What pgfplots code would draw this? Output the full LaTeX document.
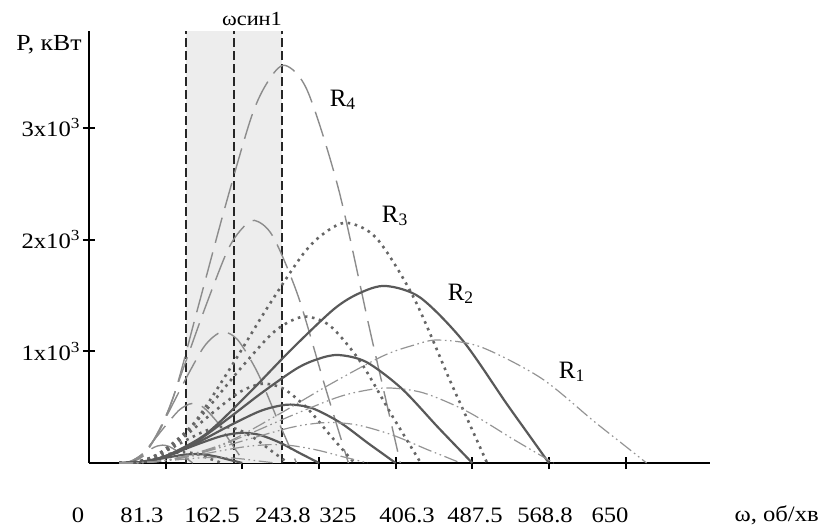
\documentclass[border=0pt]{standalone}
\usepackage{fontspec}
\setmainfont{Liberation Serif}
\usepackage{graphicx}
\usepackage{pgfplots}
\pgfplotsset{compat=1.18}

\newcommand{\lbl}{\fontsize{11}{13}\selectfont}
\newcommand{\sx}[1]{\scalebox{1.12}[1]{#1}}

\pgfplotsset{
  r1/.style={black!42, line width=0.6pt, smooth, tension=0.5,
    dash pattern=on 7pt off 1.8pt on 0.8pt off 1.8pt on 0.8pt off 1.8pt},
  r2/.style={black!65, line width=1.1pt, smooth, tension=0.5},
  r3/.style={black!60, line width=1.3pt, smooth, tension=0.5,
    dash pattern=on 1.3pt off 2.3pt},
  r4/.style={black!45, line width=0.7pt, smooth, tension=0.5,
    dash pattern=on 13pt off 5pt},
}

\begin{document}
\begin{tikzpicture}
\begin{axis}[
  scale only axis, width=310.5pt, height=216.2pt,
  xmin=0, xmax=658, ymin=0, ymax=3870,
  axis x line=bottom, axis y line=left,
  axis line style={line width=1.2pt, -},
  xtick={81.3,162.5,243.8,325,406.3,487.5,568.8},
  xticklabels={},
  ytick={1000,2000,3000},
  yticklabels={\sx{1x10\textsuperscript{3}},\sx{2x10\textsuperscript{3}},\sx{3x10\textsuperscript{3}}},
  tick align=center, major tick length=6pt,
  tick style={line width=1pt, black},
  yticklabel style={font=\lbl, inner sep=1pt},
  clip mode=individual,
]

% synchronous speed zone
\addplot[draw=none, fill=black!7] coordinates {(103,3870) (205,3870)} \closedcycle;
\addplot[black!85, line width=0.9pt, dash pattern=on 4.5pt off 2pt] coordinates {(103,0) (103,3870)};
\addplot[black!85, line width=0.9pt, dash pattern=on 4.5pt off 2pt] coordinates {(153.5,0) (153.5,3870)};
\addplot[black!85, line width=0.9pt, dash pattern=on 4.5pt off 2pt] coordinates {(205,0) (205,3870)};

%% R4
\addplot[r4] coordinates {(32,0) (46.9,18) (61.8,107) (88.6,570) (115.4,1388) (143.8,2278) (172.1,3097) (189.9,3418) (207.8,3560) (231.7,3329) (264.4,2456) (297.2,1210) (313.6,605) (330,0)};
\addplot[r4] coordinates {(32,0) (44.2,11) (56.3,65) (78.2,348) (100.0,847) (123.1,1390) (146.2,1890) (160.8,2085) (175.4,2172) (194.8,2031) (221.5,1499) (248.3,739) (261.6,369) (275,0)};
\addplot[r4] coordinates {(32,0) (41.4,6) (50.8,35) (67.7,188) (84.6,458) (102.5,752) (120.4,1022) (131.6,1128) (142.9,1175) (158.0,1099) (178.6,811) (199.3,400) (209.7,200) (220,0)};
\addplot[r4] coordinates {(32,0) (38.7,3) (45.3,16) (57.3,85) (69.2,208) (81.9,342) (94.5,465) (102.5,513) (110.5,534) (121.1,499) (135.7,369) (150.4,182) (157.7,91) (165,0)};
\addplot[r4] coordinates {(32,0) (35.9,1) (39.8,5) (46.8,26) (53.8,62) (61.3,102) (68.7,139) (73.3,154) (78.0,160) (84.3,150) (92.8,110) (101.4,54) (105.7,27) (110,0)};

%% R3
\addplot[r3] coordinates {(32,0) (51.5,11) (71,65) (110,344) (149,839) (188,1376) (227,1871) (250.4,2064) (273.8,2150) (305,2010) (344,1484) (383,731) (402.5,366) (422,0)};
\addplot[r3] coordinates {(32,0) (48.0,7) (64.0,39) (95.9,210) (127.9,511) (159.9,839) (191.9,1141) (211.0,1259) (230.2,1311) (255.8,1226) (287.8,905) (319.7,446) (335.7,223) (351.7,0)};
\addplot[r3] coordinates {(32,0) (44.5,4) (56.9,21) (81.9,114) (106.8,277) (131.7,454) (156.7,618) (171.6,682) (186.6,710) (206.5,664) (231.4,490) (256.4,241) (268.8,121) (281.3,0)};
\addplot[r3] coordinates {(32,0) (41.0,2) (49.9,10) (67.8,52) (85.7,126) (103.6,207) (121.5,281) (132.2,310) (143.0,323) (157.3,302) (175.2,223) (193.1,110) (202.1,55) (211,0)};
\addplot[r3] coordinates {(32,0) (37.4,1) (42.9,3) (53.7,16) (64.6,38) (75.5,62) (86.4,84) (92.9,93) (99.4,97) (108.1,91) (119.0,67) (129.8,33) (135.3,17) (140.7,0)};

%% R2
\addplot[r2] coordinates {(32,0) (54.8,8) (77.6,48) (123.1,254) (168.7,618) (214.2,1014) (259.8,1379) (287.1,1522) (314.4,1585) (350.9,1482) (396.4,1094) (442.0,539) (464.7,270) (487.5,0)};
\addplot[r2] coordinates {(32,0) (50.7,5) (69.4,29) (106.9,155) (144.3,377) (181.7,619) (219.2,841) (241.6,928) (264.1,967) (294.0,904) (331.4,667) (368.9,329) (387.6,164) (406.3,0)};
\addplot[r2] coordinates {(32,0) (46.7,3) (61.3,16) (90.6,84) (119.9,204) (149.2,335) (178.5,455) (196.1,502) (213.7,523) (237.1,489) (266.4,361) (295.7,178) (310.4,89) (325,0)};
\addplot[r2] coordinates {(32,0) (42.6,1) (53.2,8) (74.4,43) (95.5,105) (116.7,173) (137.9,235) (150.6,259) (163.3,270) (180.3,253) (201.4,186) (222.6,92) (233.2,46) (243.8,0)};
\addplot[r2] coordinates {(32,0) (38.5,0.4) (45.1,2) (58.1,13) (71.2,31) (84.2,51) (97.3,70) (105.1,77) (112.9,80) (123.4,75) (136.4,55) (149.5,27) (156.0,14) (162.5,0)};

%% R1
\addplot[r1] coordinates {(32,0) (60.0,6) (87.9,33) (143.8,176) (199.7,429) (255.6,705) (311.5,958) (345.0,1057) (370,1101) (415,1040) (479.2,760) (535.1,374) (563.1,187) (591,0)};
\addplot[r1] coordinates {(32,0) (55.0,3) (78.1,20) (124.1,108) (170.2,262) (216.2,430) (262.3,585) (289.9,645) (317.5,672) (354.4,628) (400.4,464) (446.5,229) (469.5,114) (492.5,0)};
\addplot[r1] coordinates {(32,0) (50.1,2) (68.2,11) (104.4,58) (140.6,142) (176.8,232) (213,316) (234.7,349) (256.4,363) (285.4,339) (321.6,251) (357.8,123) (375.9,62) (394,0)};
\addplot[r1] coordinates {(32,0) (45.2,1) (58.4,5) (84.7,26) (111.1,64) (137.4,106) (163.8,144) (179.6,158) (195.4,165) (216.5,154) (242.8,114) (269.2,56) (282.3,28) (295.5,0)};
\addplot[r1] coordinates {(32,0) (40.3,0.3) (48.5,2) (65,8) (81.5,20) (98,32) (114.5,44) (124.4,48) (134.3,50) (147.5,47) (164,35) (180.5,17) (188.8,9) (197,0)};

% labels
\node[font=\fontsize{12.5}{14}\selectfont] at (axis cs:269.2,3250) {R\textsubscript{4}};
\node[font=\fontsize{12.5}{14}\selectfont] at (axis cs:324.4,2211) {R\textsubscript{3}};
\node[font=\fontsize{12.5}{14}\selectfont] at (axis cs:394.3,1513) {R\textsubscript{2}};
\node[font=\fontsize{12.5}{14}\selectfont] at (axis cs:512,815) {R\textsubscript{1}};
\node[font=\fontsize{10}{12}\selectfont] at (axis cs:172.8,3975) {\sx{ωсин1}};
\node[font=\fontsize{11.5}{13}\selectfont] at (axis cs:-42.4,3742) {\sx{P, кВт}};

\node[font=\lbl] at (axis cs:-11.7,-465) {\sx{0}};
\node[font=\lbl] at (axis cs:56.2,-465) {\sx{81.3}};
\node[font=\lbl] at (axis cs:130.4,-465) {\sx{162.5}};
\node[font=\lbl] at (axis cs:205.6,-465) {\sx{243.8}};
\node[font=\lbl] at (axis cs:263.9,-465) {\sx{325}};
\node[font=\lbl] at (axis cs:337.1,-465) {\sx{406.3}};
\node[font=\lbl] at (axis cs:409.2,-465) {\sx{487.5}};
\node[font=\lbl] at (axis cs:483.4,-465) {\sx{568.8}};
\node[font=\lbl] at (axis cs:552.3,-465) {\sx{650}};
\node[font=\lbl, anchor=east] at (axis cs:781,-465) {\sx{ω, об/хв}};

% page extent
\path (axis cs:-94.3,-591) rectangle (axis cs:783.3,4145);
\end{axis}
\end{tikzpicture}
\end{document}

========================================================================

Search the lines above for the string "draw", then show every one that has it.

What pgfplots code would draw this? Output the full LaTeX document.
\addplot[draw=none, fill=black!7] coordinates {(103,3870) (205,3870)} \closedcycle;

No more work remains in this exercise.